During the third year of our doctoral journey, she became our dissertation chair. Together, we navigated the arduous process of conducting research exploring the complexities of moving from suffering to healing. From shaping research questions, conducting literature reviews, to overseeing our research design, she remained our steady presence, mentor, encourager, anchor, critical thinker, and unwavering supporter. She celebrated our accomplishments, challenged us to grow, and reminded us that both nursing research and scholarship have the power to transform both the researcher and those whose stories we seek to understand.

As an avid scholar of Ricoeur’s phenomenology, Dr. Freysteinson embodied a rare ability to uncover meanings hidden beneath the surface of the human experience. She guided us during our feasibility research study to see beyond the narratives and discover the deeper significance beneath each story. Her writing reflected the same gift. She brought clarity, respect, elegance, and humanity to the most complex ideas.

Although we may never fully understand why her time on earth was cut short, we carry forward the light that she shared. As her current and former scholars continue her scholarship, we are committed to honoring her beautiful legacy through compassionate scholarship, meaningful and rigorous research, and unwavering dedication to the values she held dear.

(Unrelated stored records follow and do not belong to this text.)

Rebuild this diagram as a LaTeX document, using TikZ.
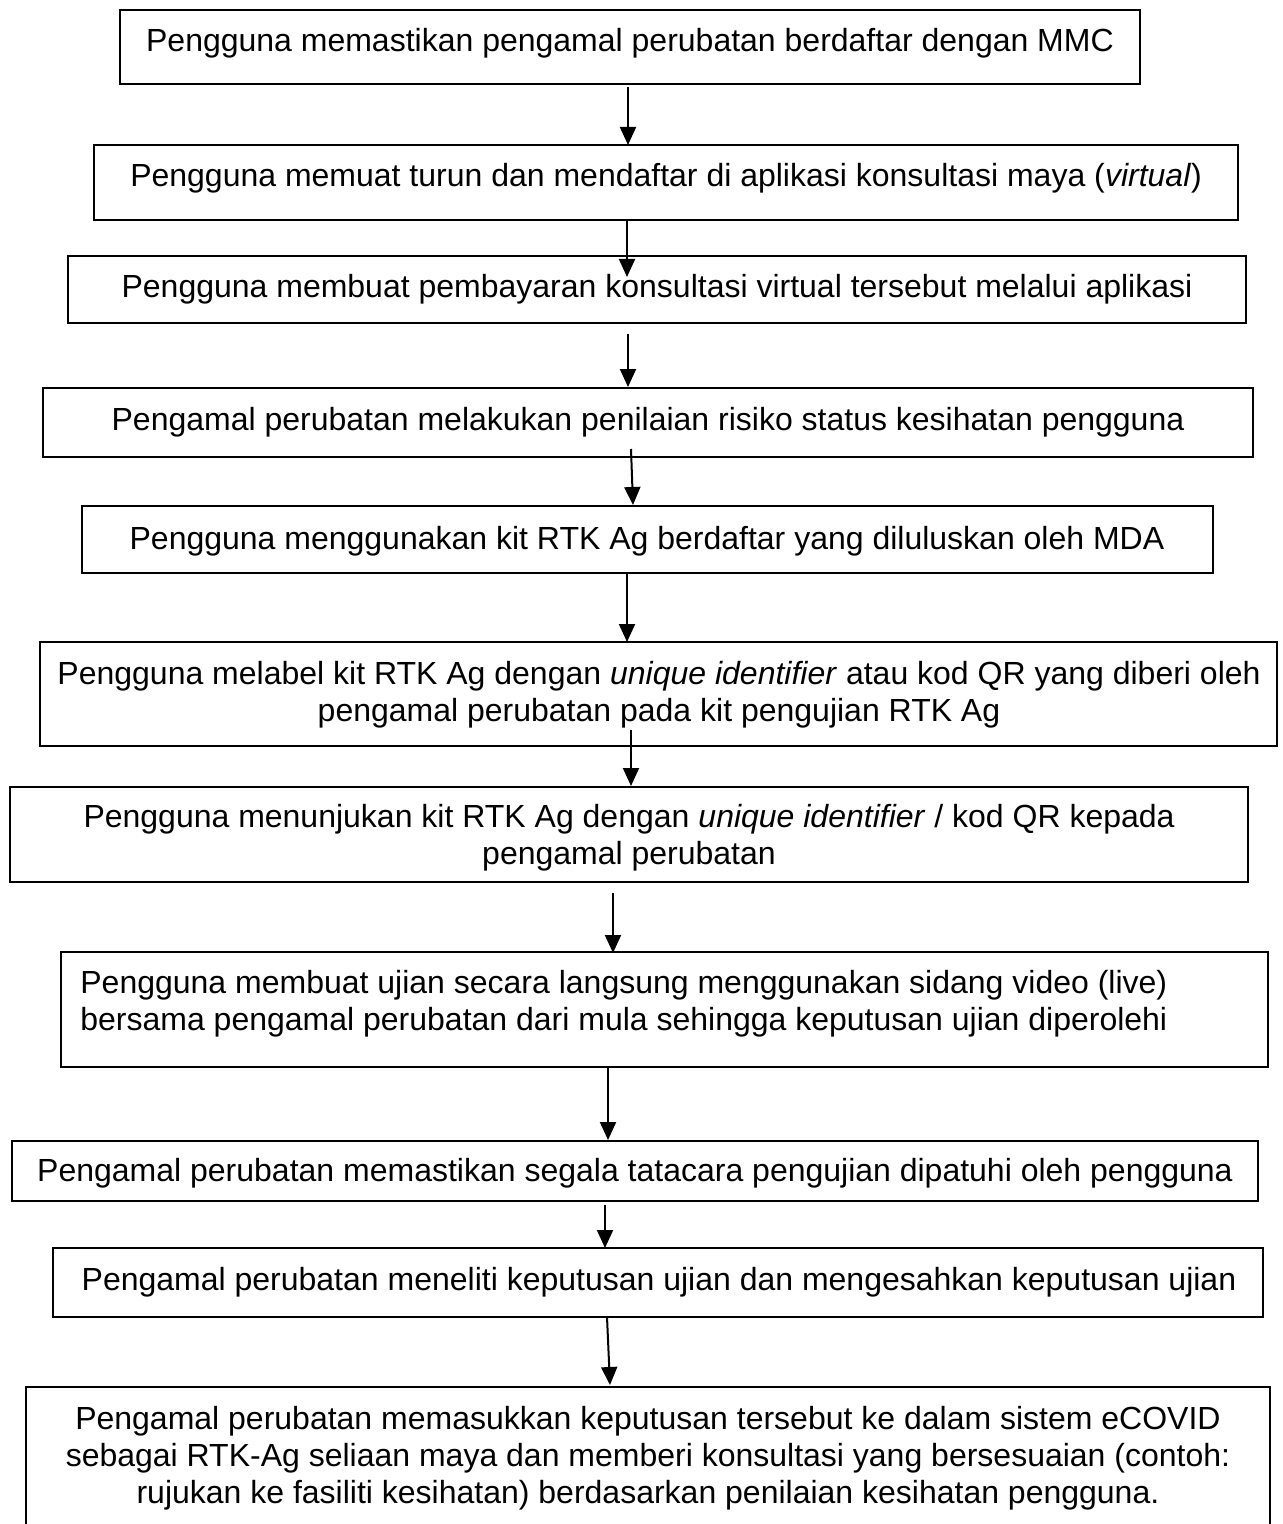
\documentclass[tikz,border=0pt]{standalone}
\usepackage{fontspec}
\setmainfont{Liberation Sans}
\usetikzlibrary{arrows.meta}
\tikzset{
  box/.style={draw=black, line width=0.75pt, rectangle, inner sep=0pt, fill=none},
  txt/.style={inner sep=0pt, anchor=base, font=\fontsize{16}{18.5}\selectfont},
  txtl/.style={inner sep=0pt, anchor=base west, font=\fontsize{16}{18.5}\selectfont},
  flow/.style={line width=1pt, -{Triangle[length=9pt,width=8pt]}}
}
\begin{document}
\begin{tikzpicture}[x=0.5pt,y=-0.5pt]
\useasboundingbox (0,0) rectangle (1282,1524);
\fill[white] (0,0) rectangle (1282,1524);
% boxes
\node[box, minimum width=510pt, minimum height=37pt] (b1) at (630,47) {};
\node[box, minimum width=572pt, minimum height=37.5pt] (b2) at (666,182.5) {};
\node[box, minimum width=589pt, minimum height=33.5pt] (b3) at (657,289.5) {};
\node[box, minimum width=605pt, minimum height=34.5pt] (b4) at (648,422.5) {};
\node[box, minimum width=565.5pt, minimum height=33.5pt] (b5) at (647.5,539.5) {};
\node[box, minimum width=618.5pt, minimum height=52pt] (b6) at (658.5,694) {};
\node[box, minimum width=619pt, minimum height=47.5pt] (b7) at (629,834.5) {};
\node[box, minimum width=603.5pt, minimum height=57.5pt] (b8) at (664.5,1009.5) {};
\node[box, minimum width=623pt, minimum height=30pt] (b9) at (635,1171) {};
\node[box, minimum width=605pt, minimum height=34.5pt] (b10) at (658,1282.5) {};
\node[box, minimum width=622pt, minimum height=76.5pt] (b11) at (648,1463.5) {};
% texts
\node[txt] (t1) at (630,52) {Pengguna memastikan pengamal perubatan berdaftar dengan MMC};
\node[txt] (t2) at (666,187) {Pengguna memuat turun dan mendaftar di aplikasi konsultasi maya (\textit{virtual})};
\node[txt] (t3) at (657,298) {Pengguna membuat pembayaran konsultasi virtual tersebut melalui aplikasi};
\node[txt] (t4) at (648,430) {Pengamal perubatan melakukan penilaian risiko status kesihatan pengguna};
\node[txt] (t5) at (647,549) {Pengguna menggunakan kit RTK Ag berdaftar yang diluluskan oleh MDA};
\node[txt] (t6) at (659,684) {\begin{tabular}[t]{@{}c@{}}Pengguna melabel kit RTK Ag dengan \textit{unique identifier} atau kod QR yang diberi oleh\\ pengamal perubatan pada kit pengujian RTK Ag\end{tabular}};
\node[txt] (t7) at (629,827) {\begin{tabular}[t]{@{}c@{}}Pengguna menunjukan kit RTK Ag dengan \textit{unique identifier} / kod QR kepada\\ pengamal perubatan\end{tabular}};
\node[txtl] (t8) at (80,993) {\begin{tabular}[t]{@{}l@{}}Pengguna membuat ujian secara langsung menggunakan sidang video (live)\\ bersama pengamal perubatan dari mula sehingga keputusan ujian diperolehi\end{tabular}};
\node[txt] (t9) at (635,1181) {Pengamal perubatan memastikan segala tatacara pengujian dipatuhi oleh pengguna};
\node[txt] (t10) at (659,1290) {Pengamal perubatan meneliti keputusan ujian dan mengesahkan keputusan ujian};
\node[txt] (t11) at (648,1429) {\begin{tabular}[t]{@{}c@{}}Pengamal perubatan memasukkan keputusan tersebut ke dalam sistem eCOVID\\ sebagai RTK-Ag seliaan maya dan memberi konsultasi yang bersesuaian (contoh:\\ rujukan ke fasiliti kesihatan) berdasarkan penilaian kesihatan pengguna.\end{tabular}};
% connector end points
\coordinate (c1a) at (628,87);   \coordinate (c1b) at (628,145);
\coordinate (c2a) at (627,220);  \coordinate (c2b) at (627,277);
\coordinate (c3a) at (628,334);  \coordinate (c3b) at (628,387);
\coordinate (c4a) at (631,449);  \coordinate (c4b) at (633,505);
\coordinate (c5a) at (627,573);  \coordinate (c5b) at (627,642);
\coordinate (c6a) at (631,730);  \coordinate (c6b) at (631,786);
\coordinate (c7a) at (613,893);  \coordinate (c7b) at (613,953);
\coordinate (c8a) at (608,1066); \coordinate (c8b) at (608,1140);
\coordinate (c9a) at (605,1205); \coordinate (c9b) at (605,1248);
\coordinate (c10a) at (607,1317); \coordinate (c10b) at (610,1385);
\foreach \i in {1,...,10} { \draw[flow] (c\i a) -- (c\i b); }
\end{tikzpicture}
\end{document}
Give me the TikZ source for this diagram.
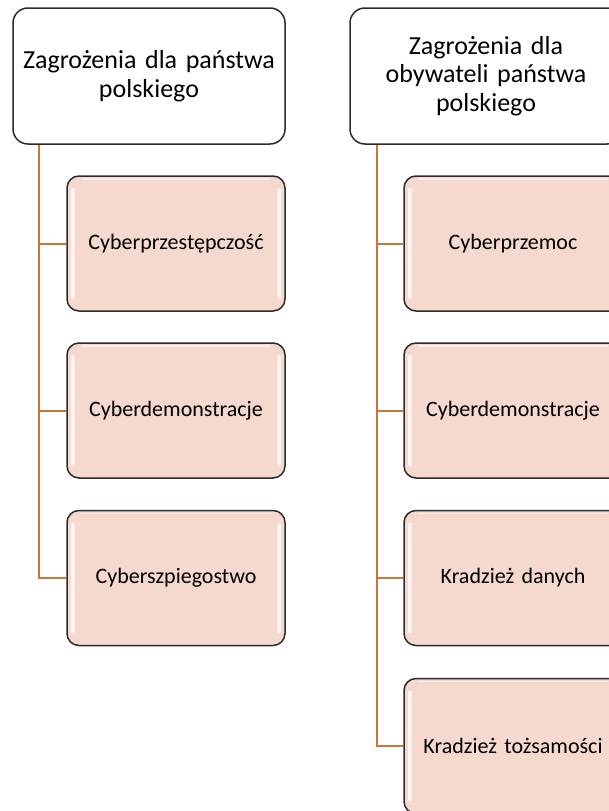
\documentclass[tikz,border=0pt]{standalone}
\usepackage{fontspec}
\setmainfont{Carlito}
\usetikzlibrary{calc}
\definecolor{boxline}{HTML}{2B2B2B}
\definecolor{itemfill}{HTML}{F5D8CE}
\definecolor{branch}{HTML}{C8743A}
\tikzset{
  x=1pt, y=-1pt,
  headbox/.style={draw=boxline, line width=1.5pt, fill=white, rounded corners=15pt,
    minimum width=272pt, minimum height=136pt, align=center, text width=262pt,
    font=\fontsize{26}{28.5}\selectfont, inner sep=0pt},
  itembox/.style={draw=boxline, line width=1.5pt, fill=itemfill, rounded corners=12pt,
    minimum width=218pt, minimum height=135pt, align=center, text width=212pt,
    font=\fontsize{22}{26}\selectfont, inner sep=0pt,
    path picture={
      \fill[white, opacity=.8, rounded corners=1.5pt]
        ([xshift=4pt,yshift=-12pt]path picture bounding box.north west) rectangle
        ([xshift=7.5pt,yshift=12pt]path picture bounding box.south west);
      \fill[white, opacity=.8, rounded corners=1.5pt]
        ([xshift=-4pt,yshift=-12pt]path picture bounding box.north east) rectangle
        ([xshift=-7.5pt,yshift=12pt]path picture bounding box.south east);
      \draw[white, opacity=.5, line width=1.5pt]
        ([xshift=14pt,yshift=-3pt]path picture bounding box.north west) --
        ([xshift=-14pt,yshift=-3pt]path picture bounding box.north east);
    }},
  branchline/.style={draw=branch, line width=2pt, line join=miter}
}
\begin{document}
\begin{tikzpicture}
\useasboundingbox (0,0) rectangle (608,811);

% left hierarchy
\node[headbox] (h1) at (149,76) {Zagrożenia dla państwa\\polskiego};
\node[itembox] (a1) at (176,243.5) {Cyberprzestępczość};
\node[itembox] (a2) at (176,410.5) {Cyberdemonstracje};
\node[itembox] (a3) at (176,578) {Cyberszpiegostwo};

% right hierarchy
\node[headbox] (h2) at (486,76) {Zagrożenia dla\\obywateli państwa\\polskiego};
\node[itembox] (b1) at (513,243.5) {Cyberprzemoc};
\node[itembox] (b2) at (513,410.5) {Cyberdemonstracje};
\node[itembox] (b3) at (513,578) {Kradzież danych};
\node[itembox] (b4) at (513,746) {Kradzież tożsamości};

% trunk points under each header
\coordinate (t1) at ($(h1.south west)+(27,0)$);
\coordinate (t2) at ($(h2.south west)+(28,0)$);

% connectors, one path per hierarchy
\draw[branchline] (t1) |- (a1.west) (t1) |- (a2.west) (t1) |- (a3.west);
\draw[branchline] (t2) |- (b1.west) (t2) |- (b2.west) (t2) |- (b3.west) (t2) |- (b4.west);
\end{tikzpicture}
\end{document}
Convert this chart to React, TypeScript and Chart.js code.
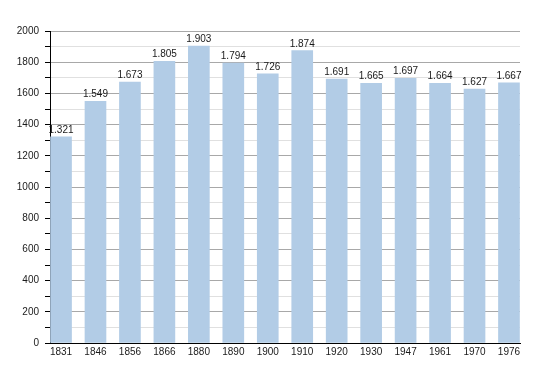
import React, { useEffect, useRef } from "react";
import { Chart, registerables } from "chart.js";

Chart.register(...registerables);

const years = ["1831", "1846", "1856", "1866", "1880", "1890", "1900", "1910", "1920", "1930", "1947", "1961", "1970", "1976"];
const population = [1321, 1549, 1673, 1805, 1903, 1794, 1726, 1874, 1691, 1665, 1697, 1664, 1627, 1667];

const FONT = "'Liberation Sans', Arial, sans-serif";

function fmt(v: number): string {
  const th = Math.floor(v / 1000);
  const rest = String(v % 1000).padStart(3, "0");
  return th > 0 ? `${th}.${rest}` : String(v);
}

const valueLabels = {
  id: "valueLabels",
  afterDatasetsDraw(chart: any) {
    const ctx = chart.ctx;
    const meta = chart.getDatasetMeta(0);
    ctx.save();
    ctx.font = `10px ${FONT}`;
    ctx.fillStyle = "#1a1a1a";
    ctx.textAlign = "center";
    ctx.textBaseline = "alphabetic";
    meta.data.forEach((bar: any, i: number) => {
      ctx.fillText(fmt(population[i]), bar.x, bar.y - 4);
    });
    ctx.restore();
  },
};

export default function App() {
  const ref = useRef<HTMLCanvasElement>(null);
  useEffect(() => {
    document.body.style.margin = "0";
    const chart = new Chart(ref.current!, {
      type: "bar",
      data: {
        datasets: [
          {
            data: population.map((v, i) => ({ x: i, y: v })),
            backgroundColor: "#b2cce6",
            borderWidth: 0,
            barThickness: 21,
          },
        ],
      },
      options: {
        animation: false,
        responsive: false,
        layout: { padding: { top: 31, right: 30, left: 0, bottom: 0 } },
        plugins: { legend: { display: false }, tooltip: { enabled: false } },
        scales: {
          x: {
            type: "linear",
            offset: false,
            min: -0.32,
            max: 13.32,
            grid: { display: false, offset: false },
            border: { display: true, color: "#000", width: 1 },
            afterBuildTicks: (scale: any) => {
              scale.ticks = years.map((_, i) => ({ value: i }));
            },
            afterFit: (scale: any) => {
              scale.height = 30;
            },
            ticks: {
              autoSkip: false,
              maxRotation: 0,
              padding: -5,
              color: "#1a1a1a",
              font: { family: FONT, size: 10 },
              callback: (v: any) => years[v as number] ?? "",
            },
          },
          y: {
            type: "linear",
            min: 0,
            max: 2000,
            afterFit: (scale: any) => {
              scale.width = 50;
            },
            border: { display: true, color: "#000", width: 1 },
            grid: {
              drawTicks: true,
              tickLength: 5,
              tickColor: "#000",
              color: (c: any) => (c.tick && c.tick.value % 200 === 0 ? "#a8a8a8" : "#e0e0e0"),
              lineWidth: 1,
            },
            ticks: {
              stepSize: 100,
              padding: 6,
              color: "#1a1a1a",
              font: { family: FONT, size: 10 },
              callback: (v: any) => ((v as number) % 200 === 0 ? String(v) : ""),
            },
          },
        },
      },
      plugins: [valueLabels],
    });
    return () => chart.destroy();
  }, []);
  return <canvas ref={ref} width={550} height={373} style={{ display: "block" }} />;
}
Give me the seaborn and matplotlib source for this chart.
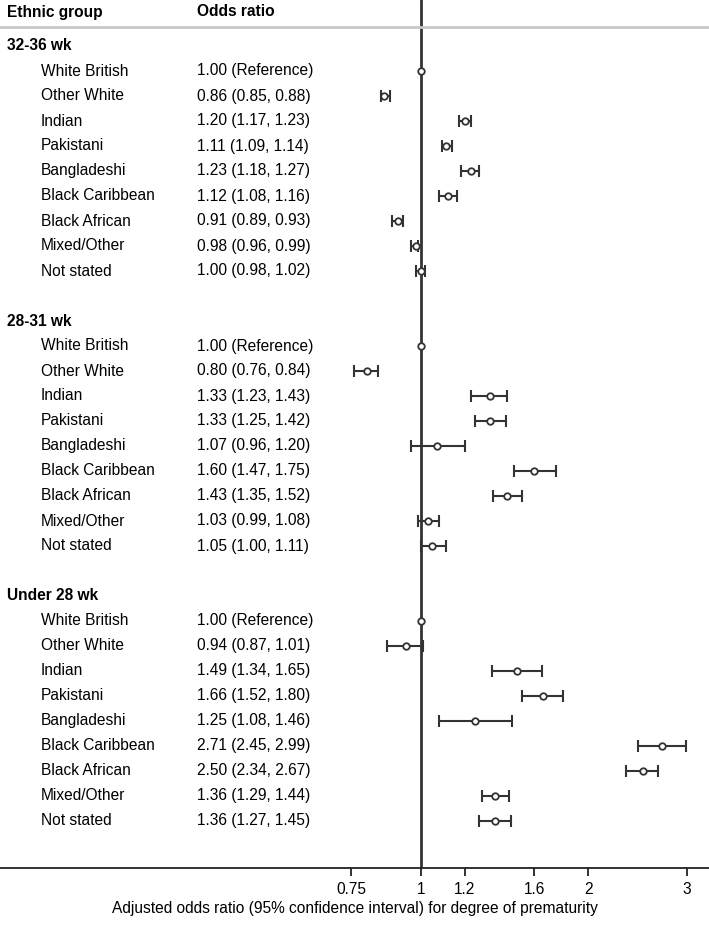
import numpy as np
import pandas as pd
import seaborn as sns
from matplotlib import pyplot as plt
from matplotlib.ticker import FixedLocator, NullLocator

# data
groups = ["32-36 wk", "28-31 wk", "Under 28 wk"]
ethnic = ["White British", "Other White", "Indian", "Pakistani", "Bangladeshi",
          "Black Caribbean", "Black African", "Mixed/Other", "Not stated"]

or_32_36 = [1.00, 0.86, 1.20, 1.11, 1.23, 1.12, 0.91, 0.98, 1.00]
lo_32_36 = [np.nan, 0.85, 1.17, 1.09, 1.18, 1.08, 0.89, 0.96, 0.98]
hi_32_36 = [np.nan, 0.88, 1.23, 1.14, 1.27, 1.16, 0.93, 0.99, 1.02]

or_28_31 = [1.00, 0.80, 1.33, 1.33, 1.07, 1.60, 1.43, 1.03, 1.05]
lo_28_31 = [np.nan, 0.76, 1.23, 1.25, 0.96, 1.47, 1.35, 0.99, 1.00]
hi_28_31 = [np.nan, 0.84, 1.43, 1.42, 1.20, 1.75, 1.52, 1.08, 1.11]

or_u28 = [1.00, 0.94, 1.49, 1.66, 1.25, 2.71, 2.50, 1.36, 1.36]
lo_u28 = [np.nan, 0.87, 1.34, 1.52, 1.08, 2.45, 2.34, 1.29, 1.27]
hi_u28 = [np.nan, 1.01, 1.65, 1.80, 1.46, 2.99, 2.67, 1.44, 1.45]

xticks = [0.75, 1, 1.2, 1.6, 2, 3]
xtick_labels = ["0.75", "1", "1.2", "1.6", "2", "3"]

# table
rows = []
for g, (o, l, h) in enumerate([(or_32_36, lo_32_36, hi_32_36),
                               (or_28_31, lo_28_31, hi_28_31),
                               (or_u28, lo_u28, hi_u28)]):
    for i, name in enumerate(ethnic):
        rows.append({"group": groups[g], "ethnic": name, "row": g * 11 + 1 + i,
                     "or": o[i], "lo": l[i], "hi": h[i]})
df = pd.DataFrame(rows)

sns.set_theme(style="white")
plt.rcParams["font.family"] = ["Liberation Sans", "DejaVu Sans"]
plt.rcParams["text.color"] = "black"
plt.rcParams["xtick.color"] = "black"
plt.rcParams["axes.labelcolor"] = "black"

dark = "#333333"
fig = plt.figure(figsize=(7.09, 9.27), dpi=100)
ax = fig.add_axes([0, 59 / 927, 1, 868 / 927])

ax.set_xscale("log")
ax.set_xlim(0.176, 3.29)
ax.set_ylim(32.88, -1.84)

# reference line
ax.axvline(1, color=dark, lw=2, zorder=1)

# CI bars
ci = df.dropna(subset=["lo"])
ax.errorbar(ci["or"], ci["row"], xerr=[ci["or"] - ci["lo"], ci["hi"] - ci["or"]],
            fmt="none", ecolor=dark, elinewidth=1.5, capsize=4, capthick=1.5, zorder=2)
sns.scatterplot(data=df, x="or", y="row", ax=ax, marker="o", s=22,
                facecolor="white", edgecolor=dark, linewidth=1.3, zorder=3, legend=False)

# text columns
tr = ax.get_yaxis_transform()
fs = 11.2
ax.text(7 / 709, -1.36, "Ethnic group", transform=tr, fontsize=fs, weight="bold", va="center")
ax.text(197 / 709, -1.36, "Odds ratio", transform=tr, fontsize=fs, weight="bold", va="center")
ax.plot([0, 1], [-0.76, -0.76], transform=tr, color="#c8c8c8", lw=2, clip_on=False)
for g, name in enumerate(groups):
    ax.text(7 / 709, g * 11, name, transform=tr, fontsize=fs, weight="bold", va="center")
for _, r in df.iterrows():
    ax.text(41 / 709, r["row"], r["ethnic"], transform=tr, fontsize=fs, va="center")
    if np.isnan(r["lo"]):
        lab = f"{r['or']:.2f} (Reference)"
    else:
        lab = f"{r['or']:.2f} ({r['lo']:.2f}, {r['hi']:.2f})"
    ax.text(197 / 709, r["row"], lab, transform=tr, fontsize=fs, va="center")

# axes styling
for s in ["top", "right", "left"]:
    ax.spines[s].set_visible(False)
ax.spines["bottom"].set_color("#222222")
ax.spines["bottom"].set_linewidth(1.3)
ax.xaxis.set_major_locator(FixedLocator(xticks))
ax.xaxis.set_minor_locator(NullLocator())
ax.set_xticklabels(xtick_labels, fontsize=fs)
ax.tick_params(axis="x", direction="out", length=6, width=1.3, color="#222222", pad=4, bottom=True)
ax.set_yticks([])
ax.set_ylabel("")
ax.set_xlabel("Adjusted odds ratio (95% confidence interval) for degree of prematurity",
              fontsize=fs, labelpad=3)

plt.savefig("out.png", dpi=100)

Although she was physically petite, she was a force to be reckoned with. Her presence was immense, her voice powerful, and her influence immeasurable. Her legacy lives on not only in her theory and scholarship but in the countless lives she touched, inspired, and transformed. She was the nursing scholar and theorist we aspire to become; we are honored to carry her work forward. As she dances among the angels, may God rest her beautiful soul.

Jodi, Wyona and Faith

About Jodi Kennedy and Faith Tissot

Faith Tissot

Faith is a member of the Nursology.net Advisory Team, and is currently embarking on her dissertation project titled: Hermeneutic Phenomenology of Mirror Viewing in Young Adults Aging Out of Foster Care. Dr. Freysteinson has been serving as her dissertation chair.

Jodi Clee Kennedy

Jodi is a PhD student in Nursing Science at Texas Woman’s University, where her scholarship focuses on resilience, identity reconstruction, and the lived experience of widowhood. Her dissertation work explores mirror-viewing experiences among older widowed women using a Ricoeurian hermeneutic phenomenological approach. Grounded in nursing’s holistic perspective, her research examines how individuals reinterpret self, meaning, and agency following profound life transitions. Her positionality is shaped by a commitment to person-centered nursing science and an interest in how social, emotional, and existential dimensions influence health and healing. Drawing from hermeneutic philosophy, she approaches knowledge as co-constructed through interpretation, emphasizing the will, meaning-making, and narrative identity. This standpoint informs her focus on resilience as a dynamic, reconstructive process and guides her aim to generate nursing knowledge that supports compassionate, innovative care for individuals navigating loss and identity transformation. Jodi’s dissertation project is titled: Exploring Mirror Viewing Experiences in Women Aged 65 Years and Older Following the Loss of a Partner or Spouse. Dr. Freysteinson has been serving as her dissertation chair.

One thought on “Wyona Freysteinson – May 16, 1957- June 16, 2026

  1. What a beautiful homage to a wonderful soul! I miss Dr. Freysteinson… she pushed and encouraged me to think “outside the box” and foresee how I can uplift our discipline with a pen. You are right; I do not know why her mortal life ended this year…but her spirit forever lives on through all the scholars she inspired. May we continue to burn our fires brightly and carry forth her legacy. Thank you for your touching article.